最上段まで辿り着いたが僅かに高さが足りず、数十センチは身体を持ちあげなければ窓から中に入り込むことはできない。しかし、躊躇したところで後戻りはできない。四つの目が俺の一挙手一投足を見つめているのだ。ここが男の尊厳を維持できるかどうか、天下分け目の天王山だ。足裏で梯子の段の感触を確かめながら、無用な力みを抑えるために一つ大きく息を吸い込んだ。そして次の瞬間、大臀筋、内転筋、大腿二頭筋、腹筋、脊柱起立筋、それに下腿三頭筋に神経を集中させ、不安定な脚立の段を蹴った。僅かに余分なパワーが脚立を傾け、俺の身体は斜めに数十センチ持ち上がった。目指す窓枠は目論んだとおりの位置には近づかず、左方に過ぎ去ろうとしている。咄嗟に延ばした左手がそれ以上遠ざかるのをなんとか食い止めたが、俺は片腕一本で二階の窓から宙づりになった。
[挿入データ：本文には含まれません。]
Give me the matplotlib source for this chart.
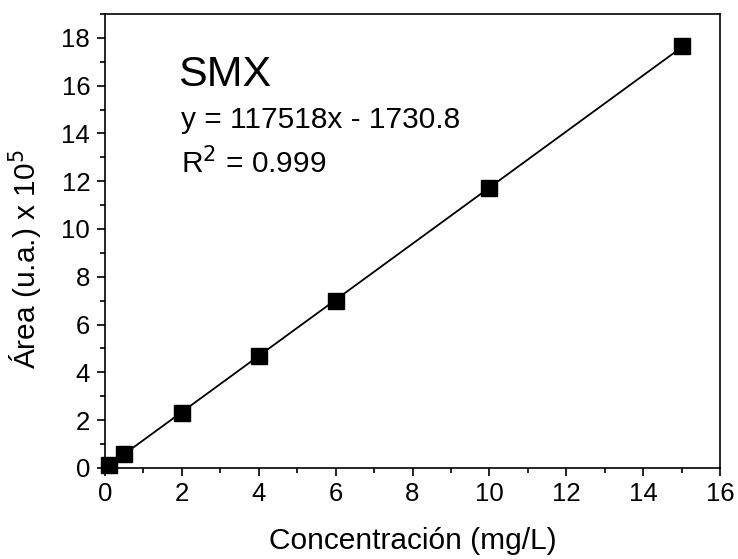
import numpy as np
import matplotlib
matplotlib.use("Agg")
import matplotlib.pyplot as plt
from matplotlib.ticker import MultipleLocator

plt.rcParams["font.family"] = ["Liberation Sans", "DejaVu Sans"]

conc = [0.1, 0.5, 2, 4, 6, 10, 15]
area = [0.1, 0.6, 2.3, 4.7, 7.0, 11.7, 17.65]
slope = 117518 / 1e5
intercept = -1730.8 / 1e5

fig = plt.figure(figsize=(7.38, 5.59), dpi=100)
ax = fig.add_axes([0.142, 0.163, 0.834, 0.812])

xfit = np.array([conc[0], conc[-1]])
ax.plot(xfit, slope * xfit + intercept, color="black", lw=1.3, zorder=2)
ax.plot(conc, area, "s", color="black", ms=11.5, zorder=3, clip_on=False)

ax.set_xlim(0, 16)
ax.set_ylim(0, 19)
ax.xaxis.set_major_locator(MultipleLocator(2))
ax.xaxis.set_minor_locator(MultipleLocator(1))
ax.yaxis.set_major_locator(MultipleLocator(2))
ax.yaxis.set_minor_locator(MultipleLocator(1))
ax.tick_params(which="major", direction="out", length=6, width=1.2,
               labelsize=18.5, pad=4.5)
ax.tick_params(which="minor", direction="out", length=3.5, width=1.2)
for s in ax.spines.values():
    s.set_linewidth(1.2)

ax.set_xlabel("Concentración (mg/L)", fontsize=21.5, labelpad=15)
ax.set_ylabel("Área (u.a.) x 10$^5$", fontsize=21.5)
ax.yaxis.set_label_coords(-0.097, 0.46)

ax.text(1.9, 16.0, "SMX", fontsize=31)
ax.text(1.98, 14.23, "y = 117518x - 1730.8", fontsize=21.5)
ax.text(1.98, 12.34, "R$^2$ = 0.999", fontsize=21.5)

fig.savefig("out.png", dpi=100)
「キャーッ!」妻の甲高い叫び声が耳に届く。「落ち着くんだ」五十も近いとはいえ、ヤツと違って髪の毛だってフサフサだ。こんなところでへこたれているわけにはいかない。俺はあらん限りの力を込めて、左腕の筋肉を収縮させる。少しづつ身体が持ち上がり、もう少しで右手を枠にかけることができそうだ。そう思ったとき、ズルッと音がしてトタンで覆われた窓枠が傾いだ。俺の身体はバランスを失い、くの字に曲げられていた左腕が真っ直ぐに延びきった。「キャーッ!」再び妻の声が耳に届く。上腕二頭筋に乳酸が蓄積されるのが感じられる。「来るなら来い!」と自虐的な笑みを浮かべ、再び腕の筋肉の収縮を試みる。その間も身体は右に左に揺れ続け、これから待ち構える困難な状況への想像を刺激した。楽しかった日々の記憶が脳裏を過ぎ去っていく。しくじるわけにはいかないが、仮にそうなった場合は当面の生活には困らない充分な保険金も支払われるはずだ。しかし、そんなことより最後の力を振り絞ることに全神経を集中させよう。それが俺がこの世に生を受けた証のはずだ。立つんだ!身体の揺れを空いた右腕でおさえながら、左腕だけで俺は再び上昇し始めた。窓枠が鼻先まで近づき、網戸を引き開けた。もう直だ。もうじき我が家に安寧が戻ってくる。男の責務を果たすことができる。子供たちの笑顔、妻の安堵の表情、大家さんの尊敬の眼差しが、平穏な生活の訪れを告げることになる。両手でしっかりと窓枠を握りしめ、ぐいと身体を持ちあげた。上半身が窓の内側に折れ曲がり、片足を滑り込ませて俺は室内に着地した。施錠されていたドアを開けると、不安顔だった三人の顔に笑みが戻り、「パパァー」と抱きついてきた。階下では目を潤ませた妻が尊敬の眼差しで俺を見上げている。
大家さんへ礼を告げるため玄関へ戻ると、脚立をたたみながら彼はこう言った。「やってみると意外に簡単でしたな」「まあ、私にとってはこの程度のこと」屋根々々の間から僅かに見上げる都会の空が、今日はやけに清々しい青だった。